E alguns parlamentares votaram a favor da legalização, apesar de sua fé religiosa. "Por quê queremos impor por lei o que não podemos impedir com nossa religião?", questionou a senadora Gladys González, do grupo opositor Juntos Pela Mudança e católica praticante, ao anunciar apoio ao projeto.
O presidente Fernández, próximo ao papa Francisco, havia declarado há alguns dias: "Sou um católico que pensa que o aborto não é um pecado".
O governo calcula que sejam realizados entre 370.000 e 520.000 abortos clandestinos por ano no país, de 45 milhões de habitantes.
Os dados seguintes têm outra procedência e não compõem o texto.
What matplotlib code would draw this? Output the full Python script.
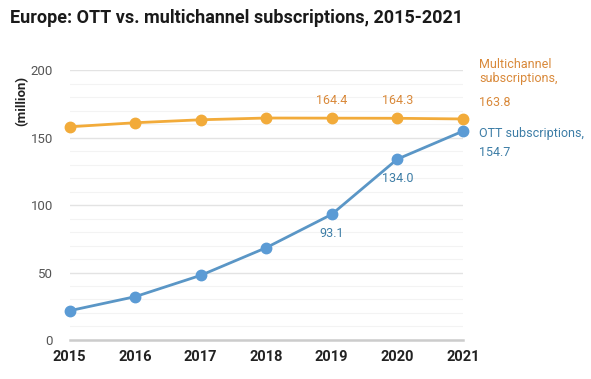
import numpy as np
import matplotlib as mpl
import matplotlib.pyplot as plt
from matplotlib.ticker import MultipleLocator

mpl.rcParams['font.family'] = ['Roboto', 'DejaVu Sans']

# Data
years = [2015, 2016, 2017, 2018, 2019, 2020, 2021]
multichannel = [158.0, 161.0, 163.2, 164.5, 164.4, 164.3, 163.8]
ott = [21.7, 32.1, 47.9, 68.4, 93.1, 134.0, 154.7]
yticks = [0, 50, 100, 150, 200]

orange = "#F2AB3A"
orangeText = "#D9893A"
blue = "#5B9BD5"
blueLine = "#5A96C6"
blueText = "#3D7DA6"

fig = plt.figure(figsize=(5.91, 3.79), dpi=100)
ax = fig.add_axes([0.118, 0.103, 0.665, 0.712])

ax.plot(years, multichannel, color=orange, lw=2, marker="o", ms=7.5,
        clip_on=False, zorder=3)
ax.plot(years, ott, color=blueLine, lw=2, marker="o", ms=7.5,
        markerfacecolor=blue, markeredgecolor=blue, clip_on=False, zorder=3)

ax.set_xlim(2015, 2021)
ax.set_ylim(0, 200)
ax.set_xticks(years)
ax.set_yticks(yticks)
ax.yaxis.set_minor_locator(MultipleLocator(10))

ax.grid(axis="y", which="major", color="#e3e3e3", lw=1)
ax.grid(axis="y", which="minor", color="#f3f3f3", lw=0.8)
ax.set_axisbelow(True)

for s in ["top", "right", "left"]:
    ax.spines[s].set_visible(False)
ax.spines["bottom"].set_color("#cccccc")
ax.spines["bottom"].set_linewidth(1.8)

ax.tick_params(axis="both", which="both", length=0)
ax.tick_params(axis="y", labelsize=9.5, labelcolor="#555555", pad=12)
ax.tick_params(axis="x", labelsize=10.5, labelcolor="#222222", pad=7)
for lbl in ax.get_xticklabels():
    lbl.set_fontweight("bold")

# Point labels
for i in [4, 5]:
    ax.annotate(f"{multichannel[i]:.1f}", (years[i], multichannel[i]),
                xytext=(0, 12.5), textcoords="offset points", ha="center",
                va="center", fontsize=9, color=orangeText)
for i in [4, 5]:
    ax.annotate(f"{ott[i]:.1f}", (years[i], ott[i]),
                xytext=(0, -14), textcoords="offset points", ha="center",
                va="center", fontsize=9, color=blueText)

# Series end labels
ax.annotate("Multichannel\nsubscriptions,", (years[-1], multichannel[-1]),
            xytext=(12, 34), textcoords="offset points", ha="left",
            va="center", fontsize=9, color=orangeText, linespacing=1.1,
            annotation_clip=False)
ax.annotate(f"{multichannel[-1]:.1f}", (years[-1], multichannel[-1]),
            xytext=(12, 11.5), textcoords="offset points", ha="left",
            va="center", fontsize=9, color=orangeText, annotation_clip=False)
ax.annotate(f"OTT subscriptions,\n{ott[-1]:.1f}", (years[-1], ott[-1]),
            xytext=(12, 3), textcoords="offset points", ha="left",
            va="top", fontsize=9, color=blueText, linespacing=1.6,
            annotation_clip=False)

fig.text(0.037, 0.733, "(million)", rotation=90, fontsize=9.5,
         fontweight="bold", color="#222222", ha="center", va="center")

fig.text(0.017, 0.952, "Europe: OTT vs. multichannel subscriptions, 2015-2021",
         fontsize=13, fontweight="bold", color="#1a1a1a", ha="left", va="center")

fig.savefig("out.png", dpi=100)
Desde a restauração da democracia, em 1983, mais de 3 mil mulheres morreram devido a abortos feitos sem segurança.
De modo paralelo, o Congresso também aprovou a 'Lei dos 1.000 dias', para dar apoio material e de saúde às mulheres de setores vulneráveis que desejam levar adiante a gravidez, de modo que as dificuldades econômicas não representem um motivo para abortar.
A aprovação da lei "serve como inspiração para que outros países da região e do mundo avancem no reconhecimento do acesso ao aborto legal e seguro", afirmou a Anistia Internacional.
Oposição
A oposição à interrupção voluntária da gravidez, que adotou a cor azul, teve como representantes a Igreja Católica e a Aliança Cristã de Igrejas Evangélicas (ACIERA), que promoveram grandes manifestações nas ruas e missas ao ar livre.
"Hoje a Argentina retrocedeu séculos de civilização e respeito ao direito supremo da vida", reagiu a ACIERA em um comunicado que tem como título "Hoje é um dia triste".
"A madrugada de 30 de dezembro será reconhecida daqui por diante como uma das jornadas mais macabras da história recente", afirmou o grupo Unidade Pró-vida.
Segundo uma pesquisa de 2019 sobre crenças religiosas do Conselho Nacional de Pesquisas Científicas e Técnicas (Conicet), 62,9% dos argentinos se declaram católicos, 18,9% sem religião e 15,3% evangélicos.
Também nos arredores do Congresso, muitas pessoas contrárias à aprovação da lei aguardaram de joelhos o resultado da votação, recebido com grande decepção. A Argentina aprovou o divórcio em 1987. Depois uma lei de educação sexual integral (2006), uma para o matrimônio igualitário (2010) e uma de identidade de gênero (2012).